Stated goal
Repeat, exactly and only, the lines from the beginning of the data through the line with "27, 29, 26, 24, 23, 26, 27, 27]". Pictures are left out.

Material provided
/---

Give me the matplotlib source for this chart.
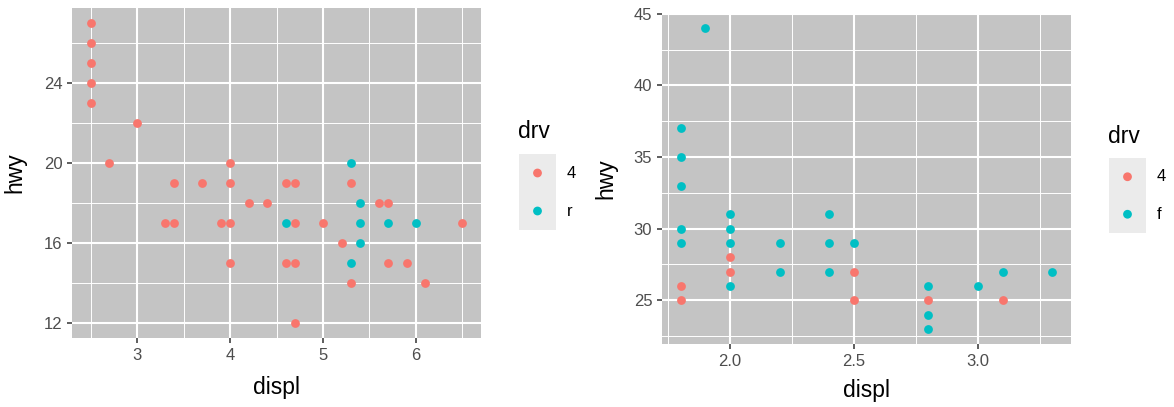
import matplotlib
matplotlib.use("Agg")
import matplotlib.pyplot as plt
from matplotlib.ticker import MultipleLocator

plt.rcParams['font.family'] = ['Liberation Sans', 'DejaVu Sans']

# ---- data: left panel (drv = 4 / r) ----
left_4_displ = [2.5, 2.5, 2.5, 2.5, 2.5, 3.0, 2.7, 4.0, 3.4, 3.7, 4.0, 4.6, 4.7, 5.3,
                4.2, 4.4, 5.6, 5.7, 3.3, 3.4, 3.9, 4.0, 4.7, 5.0, 6.5, 5.2, 4.0, 4.6,
                4.7, 5.7, 5.9, 5.3, 6.1, 4.7]
left_4_hwy = [27, 26, 25, 24, 23, 22, 20, 20, 19, 19, 19, 19, 19, 19,
              18, 18, 18, 18, 17, 17, 17, 17, 17, 17, 17, 16, 15, 15,
              15, 15, 15, 14, 14, 12]
left_r_displ = [5.3, 5.4, 4.6, 5.4, 5.7, 6.0, 5.4, 5.3]
left_r_hwy = [20, 18, 17, 17, 17, 17, 16, 15]

# ---- data: right panel (drv = 4 / f) ----
right_4_displ = [1.8, 1.8, 2.0, 2.0, 2.5, 2.5, 2.8, 3.1]
right_4_hwy = [26, 25, 28, 27, 27, 25, 25, 25]
right_f_displ = [1.8, 1.8, 1.8, 1.8, 1.8, 1.9, 2.0, 2.0, 2.0, 2.0, 2.2, 2.2, 2.4, 2.4,
                 2.4, 2.5, 2.8, 2.8, 2.8, 3.0, 3.1, 3.3]
right_f_hwy = [37, 35, 33, 30, 29, 44, 31, 30, 29, 26, 29, 27, 31, 29,
               27, 29, 26, 24, 23, 26, 27, 27]

left_xticks = [3, 4, 5, 6]
left_yticks = [12, 16, 20, 24]
right_xticks = [2.0, 2.5, 3.0]
right_xticklabels = ['2.0', '2.5', '3.0']
right_yticks = [25, 30, 35, 40, 45]

legend_left_labels = ['4', 'r']
legend_right_labels = ['4', 'f']

RED = '#F8766D'
TEAL = '#00BFC4'
PANEL = '#C4C4C4'
KEYBG = '#EBEBEB'
W, H = 1174, 407
TICK_FS = 12
TITLE_FS = 16.5

fig = plt.figure(figsize=(W / 100, H / 100), dpi=100)


def ax_rect(x0, y0, x1, y1):
    return [x0 / W, 1 - y1 / H, (x1 - x0) / W, (y1 - y0) / H]


def style(ax, xmaj, xmin, ymaj, ymin):
    ax.set_facecolor(PANEL)
    for s in ax.spines.values():
        s.set_visible(False)
    ax.xaxis.set_major_locator(MultipleLocator(xmaj))
    ax.xaxis.set_minor_locator(MultipleLocator(xmin))
    ax.yaxis.set_major_locator(MultipleLocator(ymaj))
    ax.yaxis.set_minor_locator(MultipleLocator(ymin))
    ax.grid(True, which='major', color='white', linewidth=1.5)
    ax.grid(True, which='minor', color='white', linewidth=0.7)
    ax.set_axisbelow(True)
    ax.tick_params(which='major', length=3.5, width=1.1, color='#333333',
                   labelsize=TICK_FS, labelcolor='#4D4D4D', pad=3.5)
    ax.tick_params(which='minor', length=0)


# left panel
ax1 = fig.add_axes(ax_rect(72, 8, 481, 338))
style(ax1, 1, 0.5, 4, 2)
ax1.scatter(left_4_displ, left_4_hwy, s=40, color=RED, linewidths=0, zorder=3)
ax1.scatter(left_r_displ, left_r_hwy, s=40, color=TEAL, linewidths=0, zorder=3)
ax1.set_xlim(2.3, 6.7)
ax1.set_ylim(11.25, 27.75)
ax1.set_xticks(left_xticks)
ax1.set_yticks(left_yticks)
ax1.set_xlabel('displ', fontsize=TITLE_FS, color='black')
ax1.set_ylabel('hwy', fontsize=TITLE_FS, color='black')
ax1.xaxis.set_label_coords(0.5, -0.115)
ax1.yaxis.set_label_coords(-0.112, 0.5)

# right panel
ax2 = fig.add_axes(ax_rect(662, 13, 1071, 344))
style(ax2, 0.5, 0.25, 5, 2.5)
ax2.scatter(right_4_displ, right_4_hwy, s=40, color=RED, linewidths=0, zorder=3)
ax2.scatter(right_f_displ, right_f_hwy, s=40, color=TEAL, linewidths=0, zorder=3)
ax2.set_xlim(1.725, 3.375)
ax2.set_ylim(21.95, 45.05)
ax2.set_xticks(right_xticks)
ax2.set_xticklabels(right_xticklabels)
ax2.set_yticks(right_yticks)
ax2.set_xlabel('displ', fontsize=TITLE_FS, color='black')
ax2.set_ylabel('hwy', fontsize=TITLE_FS, color='black')
ax2.xaxis.set_label_coords(0.5, -0.106)
ax2.yaxis.set_label_coords(-0.110, 0.5)


def legend(x0, y0, x1, y1, title_xy, labels):
    lax = fig.add_axes(ax_rect(x0, y0, x1, y1))
    lax.set_facecolor(KEYBG)
    for s in lax.spines.values():
        s.set_visible(False)
    lax.set_xticks([])
    lax.set_yticks([])
    lax.set_xlim(0, 1)
    lax.set_ylim(0, 2)
    lax.scatter([0.5, 0.5], [1.5, 0.5], s=40, color=[RED, TEAL], linewidths=0)
    for i, lab in enumerate(labels):
        lax.text(1.3, 1.5 - i, lab, fontsize=TICK_FS, color='black',
                 va='center', ha='left', transform=lax.transData, clip_on=False)
    fig.text(title_xy[0] / W, 1 - title_xy[1] / H, 'drv', fontsize=TITLE_FS,
             ha='left', va='baseline')


legend(519, 154, 556, 230, (518, 138), legend_left_labels)
legend(1109, 158, 1146, 233, (1108, 143), legend_right_labels)

fig.savefig('out.png', dpi=100)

\---

Solution for this task
Give me the matplotlib source for this chart.
import matplotlib
matplotlib.use("Agg")
import matplotlib.pyplot as plt
from matplotlib.ticker import MultipleLocator

plt.rcParams['font.family'] = ['Liberation Sans', 'DejaVu Sans']

# ---- data: left panel (drv = 4 / r) ----
left_4_displ = [2.5, 2.5, 2.5, 2.5, 2.5, 3.0, 2.7, 4.0, 3.4, 3.7, 4.0, 4.6, 4.7, 5.3,
                4.2, 4.4, 5.6, 5.7, 3.3, 3.4, 3.9, 4.0, 4.7, 5.0, 6.5, 5.2, 4.0, 4.6,
                4.7, 5.7, 5.9, 5.3, 6.1, 4.7]
left_4_hwy = [27, 26, 25, 24, 23, 22, 20, 20, 19, 19, 19, 19, 19, 19,
              18, 18, 18, 18, 17, 17, 17, 17, 17, 17, 17, 16, 15, 15,
              15, 15, 15, 14, 14, 12]
left_r_displ = [5.3, 5.4, 4.6, 5.4, 5.7, 6.0, 5.4, 5.3]
left_r_hwy = [20, 18, 17, 17, 17, 17, 16, 15]

# ---- data: right panel (drv = 4 / f) ----
right_4_displ = [1.8, 1.8, 2.0, 2.0, 2.5, 2.5, 2.8, 3.1]
right_4_hwy = [26, 25, 28, 27, 27, 25, 25, 25]
right_f_displ = [1.8, 1.8, 1.8, 1.8, 1.8, 1.9, 2.0, 2.0, 2.0, 2.0, 2.2, 2.2, 2.4, 2.4,
                 2.4, 2.5, 2.8, 2.8, 2.8, 3.0, 3.1, 3.3]
right_f_hwy = [37, 35, 33, 30, 29, 44, 31, 30, 29, 26, 29, 27, 31, 29,
               27, 29, 26, 24, 23, 26, 27, 27]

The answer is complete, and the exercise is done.